En tentant de s’accomplir comme joueuses – et peut-être un jour gagner leur vie en remportant des compétitions –, les filles de Sailor Scouts ont un autre objectif : promouvoir la présence des femmes dans l’univers du jeu vidéo. Elles souhaitent que les filles osent.

« On veut aider d’autres filles. J’aurais été contente d’avoir un groupe comme ça, avec qui j’aurais pu échanger, quand j’étais plus jeune. »
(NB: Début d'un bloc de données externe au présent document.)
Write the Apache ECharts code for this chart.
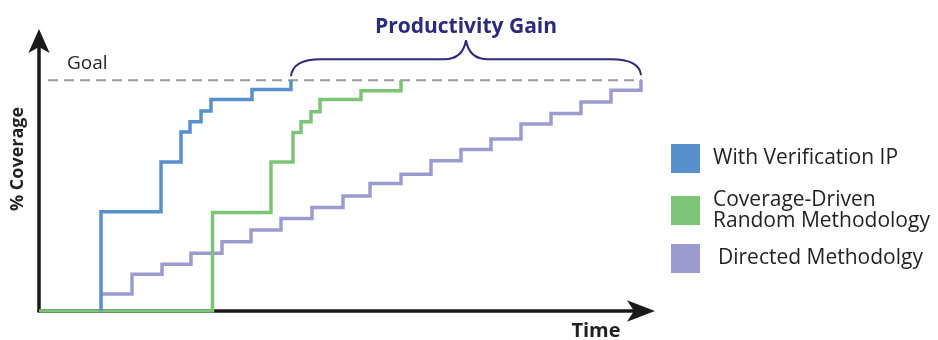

– Mélissa Beaubien, membre des Sailor Scouts

Les femmes représentent 40 % des adeptes de jeux vidéo et sont, globalement, plus nombreuses à y jouer que les garçons de moins de 18 ans, selon le plus récent rapport de l’Entertainment Software Association. Mia Consalvo, professeure de communications à l’Université Concordia, ajoute que le portrait de l’industrie elle-même a beaucoup changé ces 10 dernières années. « On voit de plus en plus de femmes, pas seulement en production, mais dans les studios et des femmes qui lancent leurs propres studios », dit-elle, en citant notamment la boîte KitFox Games et Pixelles, un« incubateur de jeux » qui s’adresse aux femmes.